Known for her efficient organizing skills, the petite and brisk Juliet has seen the remarkable growth of Filipino-American communities despite hard times. And in her indefatigable ways, she takes credit for contributing to its vigor.
Filipinos in the East Coast are now estimated to be 263,000, spread mostly in New York, New Jersey, Connecticut, and Philadelphia.
Having lived more than 40 years in the Big Apple, Juliet has imbibed American culture and enjoyed life here. With the embracing attitude of Filipino ‘inclusiveness’, she has added life and insight into the growing communities of Fil-Ams as a leader.
Juliet worked in a financial center on Wall Street and survived the horrific bombing of the World Trade Center towers on September 11, 2001. The tragedy which claimed 2977 lives, however, is something which she would rather not talk about because of the trauma it brings. But other than that, Juliet is frank and will say her piece to get things through in a project or an organized event.
A native of Mindoro, she has adapted the positive American ways, particularly in ‘saying what you want and listening first’. Yet she keeps the old Filipino values that have toughened her and those who have lived outside the Philippines. “I love our culture of respecting elders, taking care of parents, and giving priority to education. And being prompt. No Filipino time,” she quipped.
In 2014, Juliet was an awardee of the Ten Outstanding Filipinos in America (TOFA) at the Carnegie Hall for her senior citizens advocacy. In quiet efforts, she helped distressed families in their economic and immigration needs. At one time, she mobilized resources for a person afflicted with HIV back in the days when people like him were ostracized.
Juliet sits as an officer in more than two organizations. But she is most active with PACEC (Philippine American Communities of the East Coast) and her home province organization, the United Mindoro International.
The PACEC, where Juliet once served as chairperson, turns 51 years old this year. It started the first Philippine Independence Day Parade in 1972 on the Madison Avenue. Her Mindoro group, meanwhile, just finished a series of fundraisers to assist families affected by the typhoon Nona in Mindoro early this year.
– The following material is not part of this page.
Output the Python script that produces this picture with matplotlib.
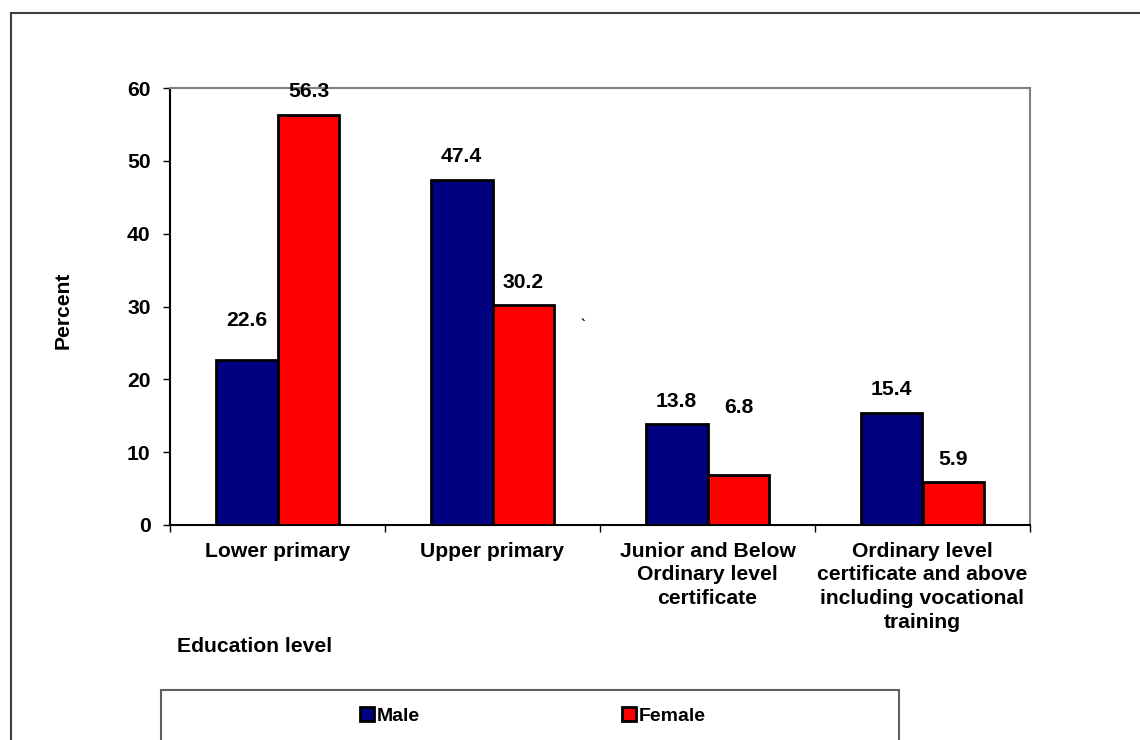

She provides a picture of how communities in New York have evolved. Excerpts of our interview.
1. We define community life as a kind of extension from home, where there is fraternal support and friendship. How was this manifested in the 1980s, 1990s, and 2000s?
Pinoys back then were much closer because there were less community organizations. It was easy to invite to join groups in different events that they sponsored or organized. Costs were cheaper in terms of hiring music band, sit-down dinners, decors and many more.
It all changed in the late 1990s. Due to recession, it became harder to meet the guarantee in hotels and we’ve experienced too an increase in prices of dinners at venues. In effect, organizing community events became costly and expensive on attendees’ part.
More and more organizations were created and just too many events were happening on the same day.
2. Did you sense any difference or distinction per decade?
Not much difference in the 1980s and 1990s . Changes were seen and felt in the 2000s due to dire economic situations. Community leaders were getting older, and embracing the ideas of the new generation seemed to be a challenge and attending to some, if not all, events became difficult to manage.
3. Do you think the Filipino community in New York is politically conscious and therefore significant in the entire society?
The older generation seems to be more aware of politics here and in the Philippines while the young generation has also started to form themselves in support of some candidates. As statistics have shown, it is the young voters who go out, vote and speak their minds.
4. What do you hope to see improved in the Philippine communities here? What do you think should younger generation and older generation of Filipinos do to be more productive forces in society?
I believe that the blending of ideas of the old and the young generations will benefit the Filipino community. We hope that we learn from the second generation with them picking up some wisdom and experiences from the past as told by the older generation.